__Data section__
[Start]

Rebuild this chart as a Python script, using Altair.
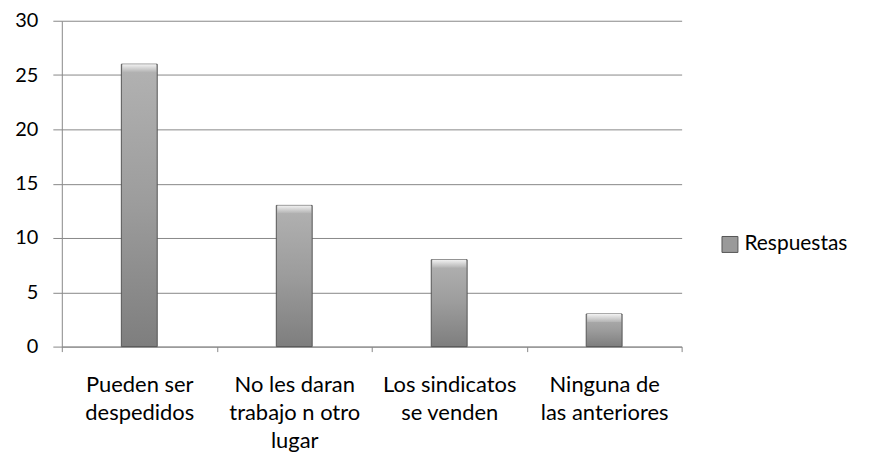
import altair as alt
import pandas as pd

categorias = ["Pueden ser|despedidos", "No les daran|trabajo n otro|lugar",
              "Los sindicatos|se venden", "Ninguna de|las anteriores"]
valores = [26, 13, 8, 3]
serie = ["Respuestas"] * 4

df = pd.DataFrame({"cat": categorias, "val": valores, "serie": serie})

FONT = "Lato"
body = alt.Gradient(
    gradient="linear", x1=0, x2=0, y1=0, y2=1,
    stops=[alt.GradientStop(color="#b2b2b2", offset=0),
           alt.GradientStop(color="#9c9c9c", offset=0.5),
           alt.GradientStop(color="#7e7e7e", offset=1)])
bevel = alt.Gradient(
    gradient="linear", x1=0, x2=0, y1=0, y2=1,
    stops=[alt.GradientStop(color="#f2f2f2", offset=0),
           alt.GradientStop(color="#b4b4b4", offset=1)])

xenc = alt.X("cat:N", sort=categorias, title=None,
             scale=alt.Scale(paddingInner=0, paddingOuter=0),
             axis=alt.Axis(labelExpr="split(datum.label, '|')", labelAngle=0,
                           labelFont=FONT, labelFontSize=22, labelColor="#000",
                           labelLineHeight=28, labelPadding=23, labelBaseline="top",
                           tickBand="extent", tickSize=5, tickColor="#888",
                           domainColor="#888", grid=False))
yenc = alt.Y("val:Q", title=None,
             scale=alt.Scale(domain=[0, 30]),
             axis=alt.Axis(values=[0, 5, 10, 15, 20, 25, 30], labelFont=FONT,
                           labelFontSize=20, labelColor="#000", tickSize=9,
                           tickColor="#888", domainColor="#888", labelPadding=15,
                           gridColor="#888", gridWidth=1))

base = alt.Chart(df)

bars = base.mark_bar(size=36, fill=body, stroke="#555555", strokeWidth=1).encode(
    x=xenc, y=yenc,
    color=alt.Color("serie:N", scale=alt.Scale(range=["#9a9a9a"]),
                    legend=alt.Legend(title=None, orient="none", legendX=660, legendY=214,
                                      symbolType="square", symbolSize=256,
                                      symbolFillColor="#9a9a9a",
                                      symbolStrokeColor="#555555", symbolStrokeWidth=1,
                                      labelFont=FONT, labelFontSize=21, labelColor="#000",
                                      labelOffset=4, labelLimit=200)),
)

tops = base.mark_bar(size=34, fill=bevel, y2Offset=8).encode(
    x=alt.X("cat:N", sort=categorias),
    y=alt.Y("val:Q"),
    y2=alt.Y2("val"),
)

chart = alt.layer(bars, tops).properties(
    width=622, height=327,
    autosize=alt.AutoSizeParams(type="none"),
    padding={"left": 54, "top": 12, "right": 180, "bottom": 110},
).configure_view(stroke=None).configure_axis(domainWidth=1)

chart.save("out.html", embed_options={"renderer": "svg", "actions": False})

[End]

From the listing, extract all text exactly as given and drop any picture.

Rebuild this chart as a Python script, using Altair.
import altair as alt
import pandas as pd

categorias = ["Pueden ser|despedidos", "No les daran|trabajo n otro|lugar",
              "Los sindicatos|se venden", "Ninguna de|las anteriores"]
valores = [26, 13, 8, 3]
serie = ["Respuestas"] * 4

df = pd.DataFrame({"cat": categorias, "val": valores, "serie": serie})

FONT = "Lato"
body = alt.Gradient(
    gradient="linear", x1=0, x2=0, y1=0, y2=1,
    stops=[alt.GradientStop(color="#b2b2b2", offset=0),
           alt.GradientStop(color="#9c9c9c", offset=0.5),
           alt.GradientStop(color="#7e7e7e", offset=1)])
bevel = alt.Gradient(
    gradient="linear", x1=0, x2=0, y1=0, y2=1,
    stops=[alt.GradientStop(color="#f2f2f2", offset=0),
           alt.GradientStop(color="#b4b4b4", offset=1)])

xenc = alt.X("cat:N", sort=categorias, title=None,
             scale=alt.Scale(paddingInner=0, paddingOuter=0),
             axis=alt.Axis(labelExpr="split(datum.label, '|')", labelAngle=0,
                           labelFont=FONT, labelFontSize=22, labelColor="#000",
                           labelLineHeight=28, labelPadding=23, labelBaseline="top",
                           tickBand="extent", tickSize=5, tickColor="#888",
                           domainColor="#888", grid=False))
yenc = alt.Y("val:Q", title=None,
             scale=alt.Scale(domain=[0, 30]),
             axis=alt.Axis(values=[0, 5, 10, 15, 20, 25, 30], labelFont=FONT,
                           labelFontSize=20, labelColor="#000", tickSize=9,
                           tickColor="#888", domainColor="#888", labelPadding=15,
                           gridColor="#888", gridWidth=1))

base = alt.Chart(df)

bars = base.mark_bar(size=36, fill=body, stroke="#555555", strokeWidth=1).encode(
    x=xenc, y=yenc,
    color=alt.Color("serie:N", scale=alt.Scale(range=["#9a9a9a"]),
                    legend=alt.Legend(title=None, orient="none", legendX=660, legendY=214,
                                      symbolType="square", symbolSize=256,
                                      symbolFillColor="#9a9a9a",
                                      symbolStrokeColor="#555555", symbolStrokeWidth=1,
                                      labelFont=FONT, labelFontSize=21, labelColor="#000",
                                      labelOffset=4, labelLimit=200)),
)

tops = base.mark_bar(size=34, fill=bevel, y2Offset=8).encode(
    x=alt.X("cat:N", sort=categorias),
    y=alt.Y("val:Q"),
    y2=alt.Y2("val"),
)

chart = alt.layer(bars, tops).properties(
    width=622, height=327,
    autosize=alt.AutoSizeParams(type="none"),
    padding={"left": 54, "top": 12, "right": 180, "bottom": 110},
).configure_view(stroke=None).configure_axis(domainWidth=1)

chart.save("out.html", embed_options={"renderer": "svg", "actions": False})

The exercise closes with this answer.